In other words, the methodology used focuses on ROV adoption by end user networks (e.g. ISPs) and isn’t meant to reflect the eventual effect of indirect validation from (perhaps validating) upper-tier transit networks. While indirect validation may limit the “blast radius” of (malicious or accidental) route leaks, it still leaves non-validating ASes vulnerable to leaks coming from their peers.

As with indirect validation, an AS remains vulnerable until its ROV deployment reaches a sufficient level of completion. We chose to only consider AS deployments above 95% as truly comprehensive, and Cloudflare Radar will soon begin using this threshold to track ROV adoption worldwide, as part of our mission to help build a better Internet.

When considering only comprehensive ROV deployments, some countries such as Denmark, Greece, Switzerland, Sweden, or Australia, already show an effective coverage above 50% of their respective Internet populations, with others like the Netherlands or the United States slightly above 40%, mostly driven by few large ASes rather than many smaller ones.
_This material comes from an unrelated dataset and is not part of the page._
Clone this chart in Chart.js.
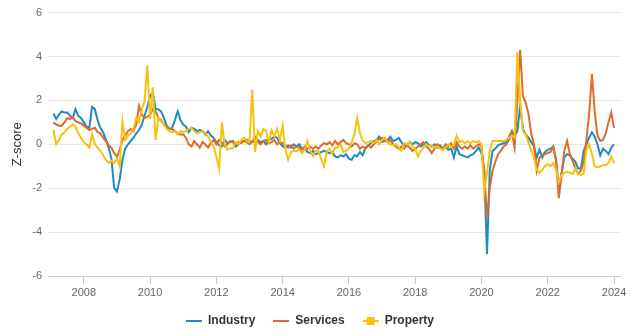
<!DOCTYPE html>
<html>
<head>
<meta charset="utf-8">
<script src="https://cdn.jsdelivr.net/npm/chart.js@4.4.1/dist/chart.umd.min.js"></script>
<style>
  html, body { margin: 0; padding: 0; background: #fff; }
  #chart { display: block; }
</style>
</head>
<body>
<canvas id="chart" width="634" height="336"></canvas>
<script>
// ================================
// DATA (monthly, Feb 2007 .. Jan 2024)
// ================================
const firstYear = 2007;
const firstMonth = 2; // February

const seriesNames = ["Industry", "Services", "Property"];
const seriesColors = ["#1e8cc2", "#dd6c29", "#f5c20f"];

const yTicks = [-6, -4, -2, 0, 2, 4, 6];
const xTicks = [2008, 2010, 2012, 2014, 2016, 2018, 2020, 2022, 2024];

const industry = [
  1.4, 1.15, 1.35, 1.5, 1.45, 1.45, 1.3, 1.2, 1.6, 1.3, 1.2,
  1.0, 0.8, 0.75, 1.7, 1.6, 1.1, 0.75, 0.55, 0.2, -0.15, -0.65, -2.0,
  -2.15, -1.6, -0.7, -0.2, 0.0, 0.15, 0.3, 0.5, 0.65, 0.9, 1.3, 1.7,
  2.2, 2.35, 1.6, 1.6, 1.5, 1.2, 0.85, 0.7, 0.75, 1.1, 1.5, 1.1,
  0.9, 0.8, 0.55, 0.75, 0.7, 0.6, 0.65, 0.6, 0.45, 0.6, 0.4, 0.3,
  0.1, -0.05, -0.1, 0.2, 0.05, 0.1, 0.15, -0.1, 0.0, 0.1, 0.15, 0.2,
  0.15, 0.1, 0.1, 0.2, 0.1, 0.15, 0.0, 0.2, 0.25, 0.35, 0.3, 0.05,
  -0.1, -0.15, -0.05, -0.15, 0.0, -0.1, 0.0, -0.2, -0.2, -0.35, -0.4, -0.3,
  -0.45, -0.4, -0.35, -0.3, -0.35, -0.4, -0.35, -0.55, -0.6, -0.5, -0.55, -0.45,
  -0.65, -0.7, -0.5, -0.55, -0.35, -0.5, -0.15, -0.05, 0.05, 0.15, 0.2, 0.35,
  0.1, 0.15, 0.2, 0.35, 0.15, 0.2, 0.3, 0.1, -0.05, 0.0, 0.1, 0.0,
  0.1, 0.05, -0.1, 0.0, 0.1, -0.05, -0.1, 0.0, -0.15, -0.05, -0.2, -0.1,
  -0.25, -0.2, -0.6, -0.1, -0.45, -0.5, -0.55, -0.6, -0.5, -0.45, -0.3, -0.15,
  -0.4, -1.2, -5.0, -1.2, -0.3, -0.2, -0.05, 0.0, 0.05, 0.1, 0.35, 0.6,
  0.4, 0.6, 1.75, 0.7, 0.45, 0.3, 0.1, -0.1, -0.6, -0.25, -0.6, -0.35,
  -0.25, -0.2, -0.1, -0.7, -2.0, -1.3, -0.6, -0.45, -0.5, -0.65, -0.8, -1.1,
  -1.1, -0.3, 0.0, 0.3, 0.55, 0.35, 0.0, -0.5, -0.2, -0.3, -0.45, -0.15,
  0.0
];

const services = [
  1.0, 0.9, 0.85, 0.85, 1.0, 1.2, 1.15, 1.25, 1.05, 1.0, 0.95,
  0.85, 0.75, 0.65, 0.7, 0.75, 0.55, 0.5, 0.3, 0.15, -0.05, -0.15, -0.4,
  -0.55, -0.25, 0.2, 0.4, 0.6, 0.7, 0.6, 0.9, 1.75, 1.35, 1.2, 1.25,
  1.35, 1.6, 1.5, 1.2, 1.1, 0.9, 0.8, 0.7, 0.7, 0.6, 0.5, 0.45,
  0.45, 0.3, 0.0, -0.1, 0.15, 0.0, -0.15, 0.1, 0.0, -0.15, 0.05, 0.2,
  0.0, 0.2, 0.05, -0.1, 0.0, 0.15, 0.1, 0.0, 0.1, 0.05, 0.15, 0.1,
  0.0, 0.1, 0.35, 0.1, 0.0, 0.15, 0.2, 0.05, 0.1, 0.2, 0.0, 0.1,
  0.05, -0.1, -0.15, -0.05, -0.2, -0.1, -0.15, -0.25, -0.1, -0.2, -0.1, -0.2,
  -0.1, -0.2, -0.05, 0.05, 0.0, 0.1, -0.05, 0.15, 0.0, 0.1, 0.2, 0.05,
  0.0, -0.1, 0.05, 0.0, -0.2, -0.1, -0.2, -0.05, -0.15, 0.0, 0.1, 0.25,
  0.3, 0.15, 0.1, 0.2, 0.0, -0.1, -0.2, -0.1, -0.2, -0.05, -0.15, -0.3,
  -0.2, -0.1, 0.0, 0.1, -0.1, -0.2, -0.4, -0.2, 0.0, -0.1, -0.25, 0.0,
  -0.1, 0.05, -0.2, 0.1, -0.1, -0.2, -0.1, -0.2, -0.05, -0.2, -0.1, 0.0,
  -0.1, -1.2, -3.4, -2.0, -1.2, -0.8, -0.45, -0.3, -0.1, 0.0, 0.2, 0.55,
  -0.15, 2.0, 4.3, 2.2, 1.9, 1.4, 0.5, 0.0, -1.2, -0.6, -0.5, -0.45,
  -0.4, -0.35, -0.1, -0.75, -2.45, -1.4, -0.3, 0.15, -0.45, -0.75, -1.1, -1.35,
  -1.2, -0.8, 0.2, 1.4, 3.2, 1.5, 0.4, 0.15, 0.2, 0.5, 1.0, 1.45,
  0.75
];

const property = [
  0.65, 0.0, 0.2, 0.45, 0.55, 0.7, 0.8, 0.9, 0.8, 0.5, 0.3,
  0.1, 0.0, -0.15, 0.45, 0.0, -0.15, -0.3, -0.5, -0.7, -0.85, -0.75, -0.85,
  -0.65, -1.0, 1.05, 0.2, 0.4, 0.5, 0.7, 1.2, 1.0, 1.6, 1.95, 3.6,
  1.15, 2.6, 0.2, 1.2, 1.05, 0.9, 0.7, 0.6, 0.55, 0.6, 0.45, 0.6,
  0.55, 0.6, 0.7, 0.75, 0.6, 0.5, 0.55, 0.6, 0.5, 0.35, 0.1, -0.1,
  -0.55, -1.1, 1.0, 0.0, -0.25, -0.2, -0.15, 0.1, 0.0, 0.2, 0.3, 0.15,
  0.1, 2.5, -0.35, 0.6, 0.35, 0.7, 0.6, 0.1, 0.65, 0.35, 0.7, 0.2,
  0.85, -0.25, -0.7, -0.35, -0.3, -0.3, -0.25, -0.4, -0.25, 0.15, -0.3, -0.55,
  -0.3, -0.3, -0.7, -1.0, -0.3, -0.2, -0.45, -0.15, -0.15, 0.0, -0.35, -0.3,
  -0.2, 0.1, 0.45, 1.2, 0.5, 0.15, 0.05, 0.1, 0.15, 0.05, 0.2, 0.0,
  0.2, 0.3, 0.1, 0.0, -0.05, 0.0, -0.15, -0.3, 0.05, 0.0, 0.1, -0.1,
  -0.2, -0.55, -0.3, -0.15, 0.0, -0.1, -0.05, -0.15, -0.1, -0.2, -0.25, -0.15,
  0.0, -0.1, -0.05, 0.4, 0.1, 0.15, 0.05, 0.15, 0.05, 0.15, 0.1, 0.15,
  0.0, -2.15, -1.3, -0.3, 0.15, 0.15, 0.15, 0.15, 0.15, 0.2, 0.3, 0.4,
  0.3, 4.2, 2.0, 0.6, 0.45, 0.1, -0.3, -0.6, -1.15, -1.3, -1.15, -1.0,
  -0.9, -1.0, -0.85, -1.15, -1.75, -1.4, -1.3, -1.25, -1.3, -1.35, -1.1, -1.35,
  -1.4, -1.35, -0.25, 0.0, -0.45, -1.0, -1.05, -1.0, -0.95, -0.95, -0.85, -0.55,
  -0.85
];

// month positions as decimal years (start of month)
const months = industry.map((_, i) => firstYear + (firstMonth - 1 + i) / 12);

function points(values) {
  return values.map((v, i) => ({ x: months[i], y: v }));
}

// legend symbol: short line, optional square marker
function legendSymbol(color, marker) {
  const c = document.createElement("canvas");
  c.width = 16;
  c.height = 12;
  const g = c.getContext("2d");
  g.strokeStyle = color;
  g.lineWidth = 2;
  g.beginPath();
  g.moveTo(0, 6);
  g.lineTo(16, 6);
  g.stroke();
  if (marker) {
    g.fillStyle = color;
    g.fillRect(4, 2, 8, 8);
  }
  return c;
}

Chart.defaults.font.family = '"Liberation Sans", Arial, sans-serif';

const allSeries = [industry, services, property];

new Chart(document.getElementById("chart"), {
  type: "line",
  data: {
    datasets: allSeries.map((vals, i) => ({
      label: seriesNames[i],
      data: points(vals),
      borderColor: seriesColors[i],
      backgroundColor: seriesColors[i],
      borderWidth: 2,
      pointRadius: 0,
      tension: 0,
      order: 2 - i,
      pointStyle: legendSymbol(seriesColors[i], i === 2)
    }))
  },
  options: {
    responsive: false,
    animation: false,
    layout: { padding: { top: 8, right: 14, left: 0, bottom: -1 } },
    plugins: {
      tooltip: { enabled: false },
      legend: {
        position: "bottom",
        labels: {
          usePointStyle: true,
          pointStyleWidth: 16,
          padding: 18,
          color: "#333",
          font: { size: 12, weight: "bold" },
          sort: (a, b) => a.datasetIndex - b.datasetIndex
        }
      }
    },
    scales: {
      x: {
        type: "linear",
        min: 2006.92,
        max: 2024.18,
        afterFit: (s) => { s.height = 21; },
        grid: {
          drawOnChartArea: false,
          drawTicks: true,
          tickLength: 8,
          color: "#c8c8c8"
        },
        border: { display: true, color: "#c8c8c8" },
        afterBuildTicks: (s) => { s.ticks = xTicks.map(v => ({ value: v })); },
        ticks: {
          color: "#666",
          font: { size: 11 },
          padding: 2,
          maxRotation: 0,
          callback: (v) => String(v)
        }
      },
      y: {
        min: -6,
        max: 6,
        afterBuildTicks: (s) => { s.ticks = yTicks.map(v => ({ value: v })); },
        afterFit: (s) => { s.width = 48; },
        grid: { color: "#e6e6e6", drawTicks: false },
        border: { display: false },
        ticks: { color: "#666", font: { size: 11 }, padding: 6 },
        title: {
          display: true,
          text: "Z-score",
          color: "#333",
          font: { size: 13 },
          padding: { top: 10, bottom: 0 }
        }
      }
    }
  }
});
</script>
</body>
</html>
Worldwide we observe a very low effective coverage of just 6.5% over the measured ASes, corresponding to 261 million end users currently safe from (malicious and accidental) route leaks, which means there’s still a long way to go before we can declare BGP to be safe.

……
1https://rpki.cloudflare.com/
2Gilad, Yossi, Avichai Cohen, Amir Herzberg, Michael Schapira, and Haya Shulman. "Are we there yet? On RPKI’s deployment and security." Cryptology ePrint Archive (2016).
3Geoff Huston. “Measuring ROAs and ROV”. https://blog.apnic.net/2021/03/24/measuring-roas-and-rov/
4Measurements are issued stochastically when users encounter 1xxx error pages from default (non-customer) configurations.
5Probe requests are weighted by AS size as calculated from Cloudflare’s worldwide HTTP traffic.
6Quan, Lin, John Heidemann, and Yuri Pradkin. "When the Internet sleeps: Correlating diurnal networks with external factors." In Proceedings of the 2014 Conference on Internet Measurement Conference, pp. 87-100. 2014.